● **Task objective**
Locate each line containing the string "page" and copy it out.

● **Data excerpt**
-- -- --

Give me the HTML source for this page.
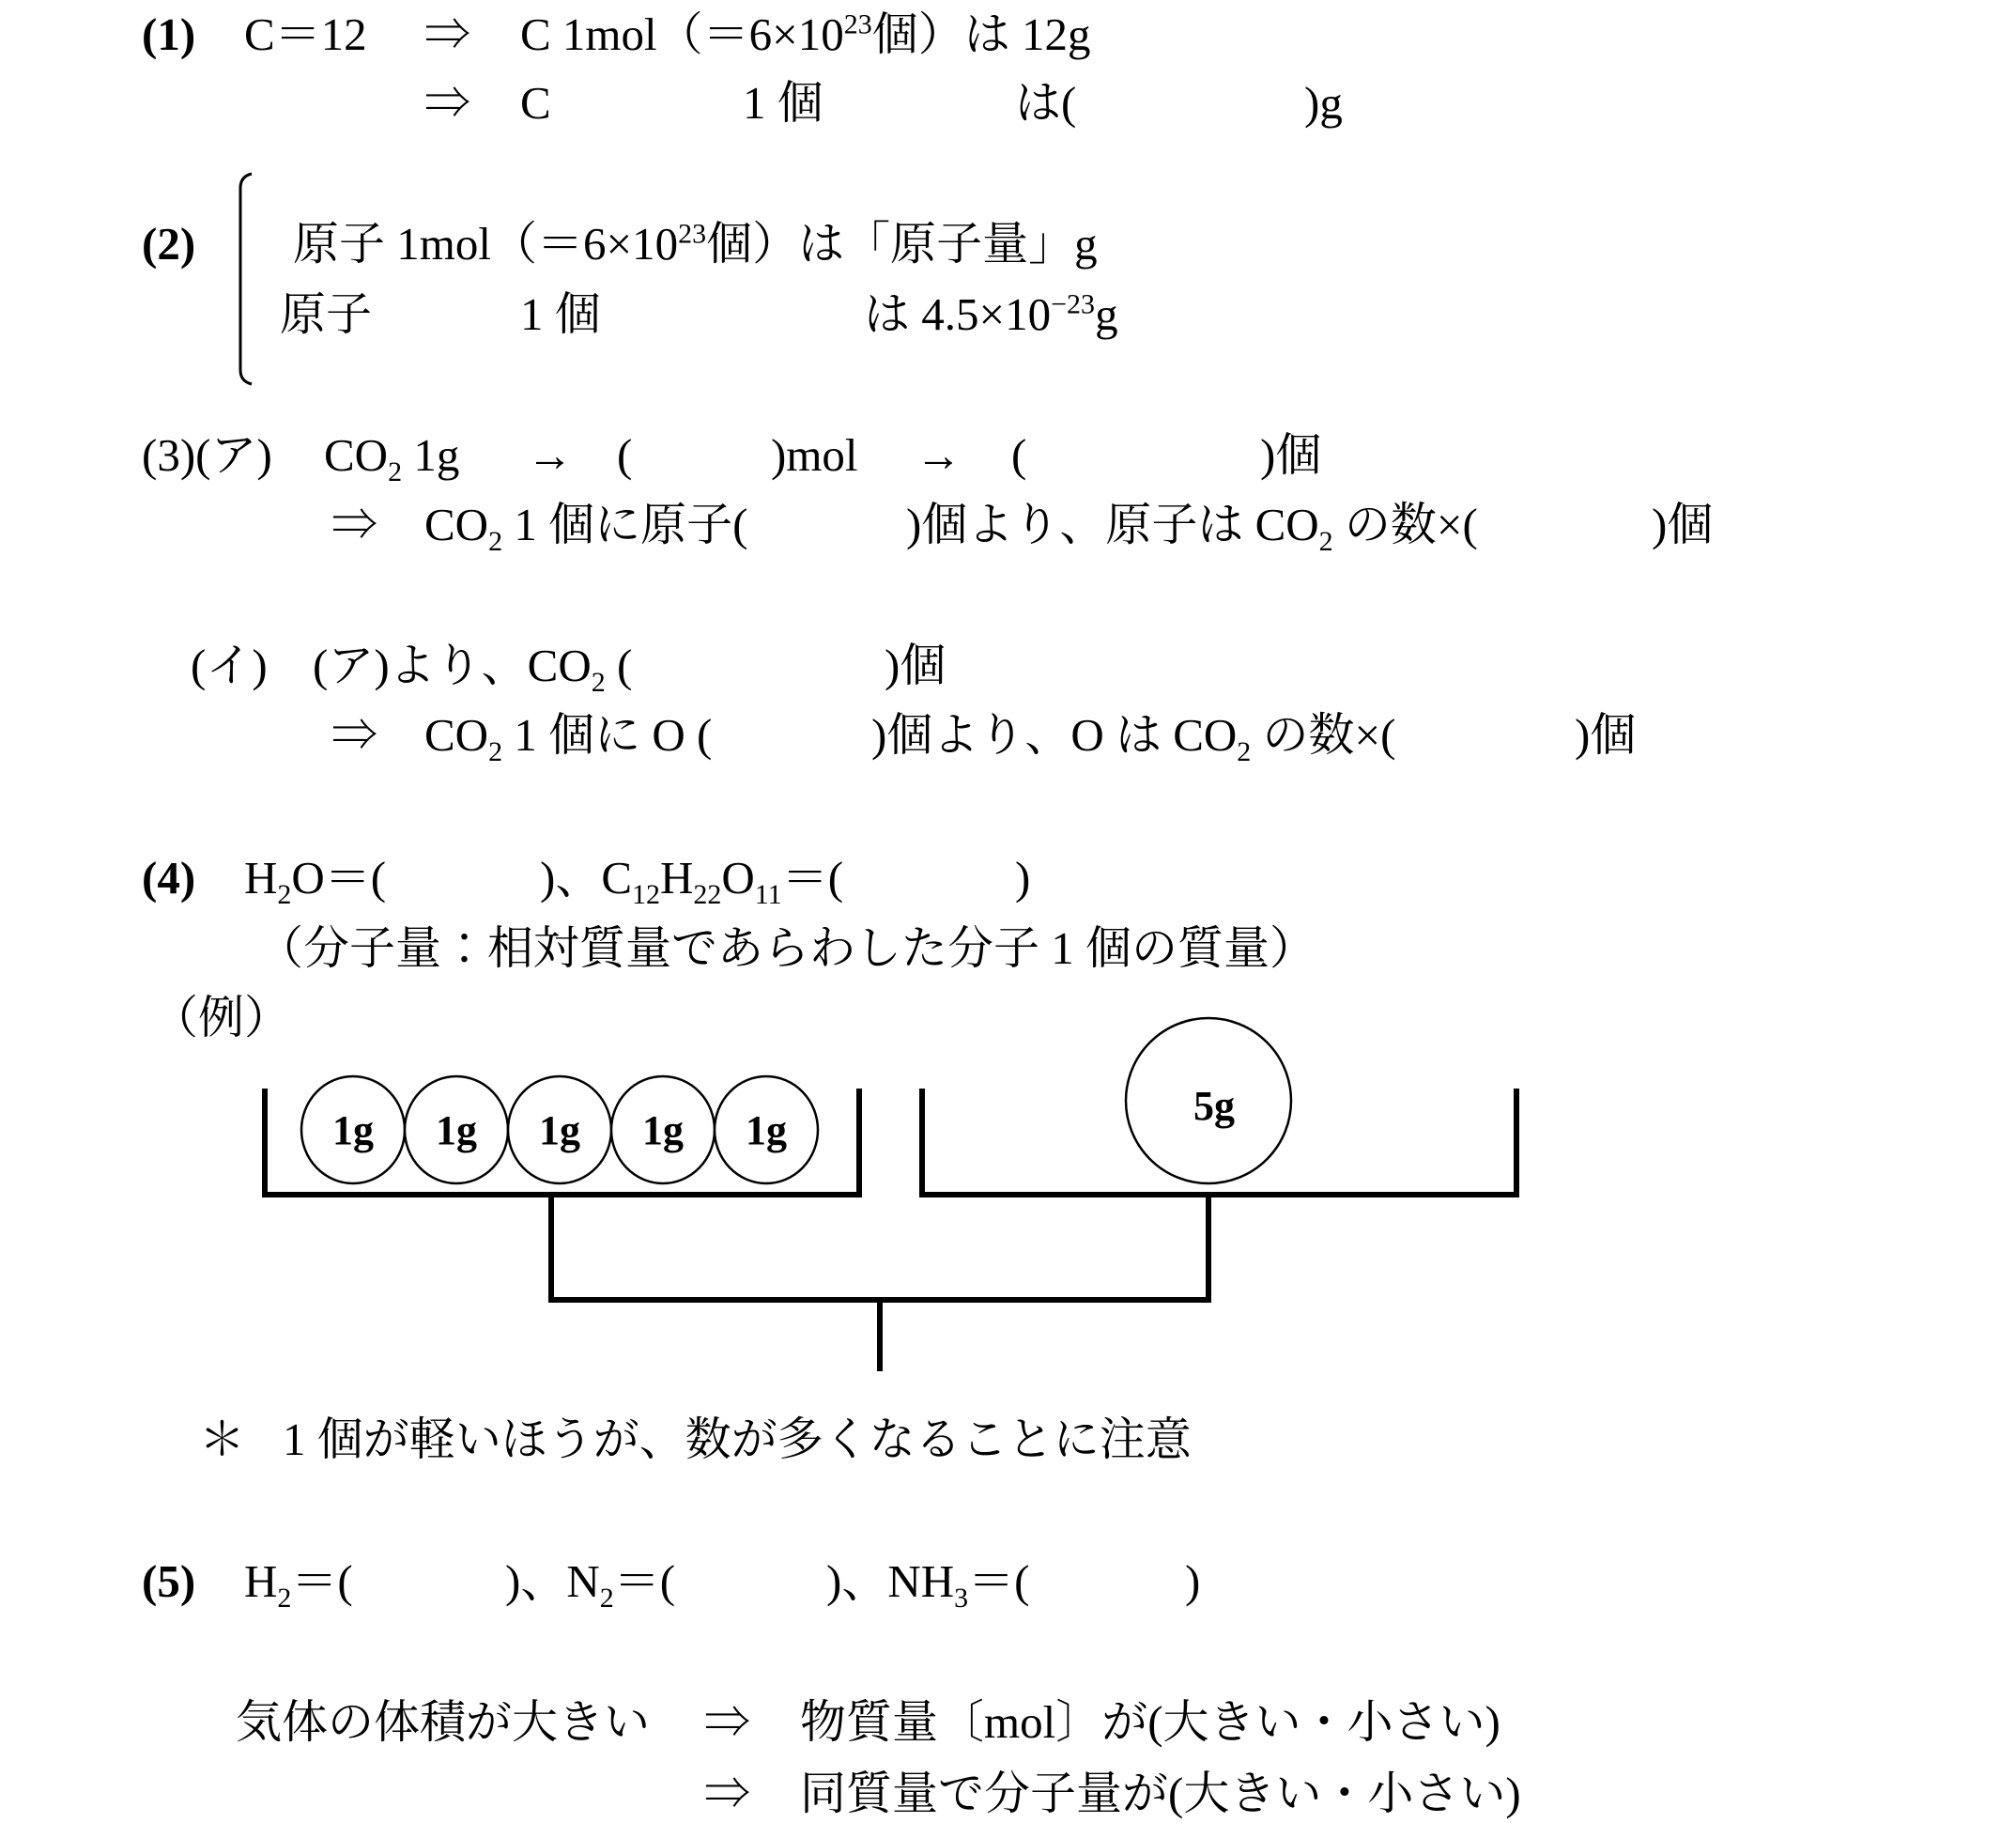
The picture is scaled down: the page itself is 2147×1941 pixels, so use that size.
<!DOCTYPE html>
<html><head><meta charset="utf-8">
<style>
html,body{margin:0;padding:0;background:#fff;}
body{width:2147px;height:1941px;position:relative;overflow:hidden;font-family:"Liberation Serif","Noto Serif CJK JP","Noto Serif CJK SC",serif;font-size:49px;color:#000;}
.t{position:absolute;line-height:50px;white-space:pre;}
.b{font-weight:bold;}
sub,sup{font-size:30px;line-height:0;}
svg{position:absolute;left:0;top:0;}
</style></head><body>
<svg width="2147" height="1941">
<path d="M268 185 Q256 188 256 200 L256 394 Q256 406 268 409" fill="none" stroke="#000" stroke-width="3"/>
<g stroke="#000" stroke-width="6" fill="none">
<polyline points="282,1159 282,1272 915,1272 915,1159"/>
<polyline points="982,1159 982,1272 1615,1272 1615,1159"/>
<polyline points="587,1272 587,1384 1287,1384 1287,1272"/>
<line x1="937" y1="1384" x2="937" y2="1460"/>
</g>
<g stroke="#000" stroke-width="2.5" fill="#fff">
<ellipse cx="376" cy="1203" rx="55" ry="57"/>
<ellipse cx="486" cy="1203" rx="55" ry="57"/>
<ellipse cx="596" cy="1203" rx="55" ry="57"/>
<ellipse cx="706" cy="1203" rx="55" ry="57"/>
<ellipse cx="816" cy="1203" rx="55" ry="57"/>
<circle cx="1287" cy="1172" r="88"/>
</g>
<g font-family="Liberation Serif,serif" font-size="44" font-weight="bold" text-anchor="middle">
<text x="376" y="1218">1g</text><text x="486" y="1218">1g</text><text x="596" y="1218">1g</text><text x="706" y="1218">1g</text><text x="816" y="1218">1g</text>
<text x="1293" y="1192">5g</text>
</g>
</svg>

<div class="t b" style="left:151px;top:12px">(1)</div>
<div class="t" style="left:260px;top:12px">C＝12</div>
<div class="t" style="left:452px;top:12px">⇒</div>
<div class="t" style="left:554px;top:12px">C 1mol（＝6×10<sup>23</sup>個）は 12g</div>
<div class="t" style="left:452px;top:85px">⇒</div>
<div class="t" style="left:554px;top:85px">C</div>
<div class="t" style="left:791px;top:85px">1 個</div>
<div class="t" style="left:1081px;top:85px">は(</div>
<div class="t" style="left:1389px;top:85px">)g</div>

<div class="t b" style="left:151px;top:235px">(2)</div>
<div class="t" style="left:312px;top:235px">原子 1mol（＝6×10<sup>23</sup>個）は「原子量」g</div>
<div class="t" style="left:298px;top:310px">原子</div>
<div class="t" style="left:554px;top:310px">1 個</div>
<div class="t" style="left:920px;top:310px">は 4.5×10<sup>−23</sup>g</div>

<div class="t" style="left:151px;top:460px">(3)(ア)</div>
<div class="t" style="left:345px;top:460px">CO<sub>2</sub> 1g</div>
<div class="t" style="left:561px;top:460px">→</div>
<div class="t" style="left:657px;top:460px">(</div>
<div class="t" style="left:821px;top:460px">)mol</div>
<div class="t" style="left:975px;top:460px">→</div>
<div class="t" style="left:1077px;top:460px">(</div>
<div class="t" style="left:1342px;top:460px">)個</div>
<div class="t" style="left:353px;top:534px">⇒</div>
<div class="t" style="left:452px;top:534px">CO<sub>2</sub> 1 個に原子(</div>
<div class="t" style="left:965px;top:534px">)個より、原子は CO<sub>2</sub> の数×(</div>
<div class="t" style="left:1759px;top:534px">)個</div>

<div class="t" style="left:203px;top:684px">(イ)</div>
<div class="t" style="left:333px;top:684px">(ア)より、CO<sub>2</sub> (</div>
<div class="t" style="left:942px;top:684px">)個</div>
<div class="t" style="left:353px;top:758px">⇒</div>
<div class="t" style="left:452px;top:758px">CO<sub>2</sub> 1 個に O (</div>
<div class="t" style="left:928px;top:758px">)個より、O は CO<sub>2</sub> の数×(</div>
<div class="t" style="left:1677px;top:758px">)個</div>

<div class="t b" style="left:151px;top:910px">(4)</div>
<div class="t" style="left:260px;top:910px">H<sub>2</sub>O＝(</div>
<div class="t" style="left:575px;top:910px">)、C<sub>12</sub>H<sub>22</sub>O<sub>11</sub>＝(</div>
<div class="t" style="left:1081px;top:910px">)</div>
<div class="t" style="left:274px;top:985px">（分子量：相対質量であらわした分子 1 個の質量）</div>
<div class="t" style="left:162px;top:1059px">（例）</div>

<div class="t" style="left:212px;top:1508px">＊</div>
<div class="t" style="left:301px;top:1508px">1 個が軽いほうが、数が多くなることに注意</div>

<div class="t b" style="left:151px;top:1659px">(5)</div>
<div class="t" style="left:260px;top:1659px">H<sub>2</sub>＝(</div>
<div class="t" style="left:538px;top:1659px">)、N<sub>2</sub>＝(</div>
<div class="t" style="left:880px;top:1659px">)、NH<sub>3</sub>＝(</div>
<div class="t" style="left:1262px;top:1659px">)</div>

<div class="t" style="left:251px;top:1809px">気体の体積が大きい</div>
<div class="t" style="left:750px;top:1809px">⇒</div>
<div class="t" style="left:852px;top:1809px">物質量〔mol〕が(大きい・小さい)</div>
<div class="t" style="left:750px;top:1885px">⇒</div>
<div class="t" style="left:852px;top:1885px">同質量で分子量が(大きい・小さい)</div>
</body></html>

-- -- --

● **The answer**
Give me the HTML source for this page.
The picture is scaled down: the page itself is 2147×1941 pixels, so use that size.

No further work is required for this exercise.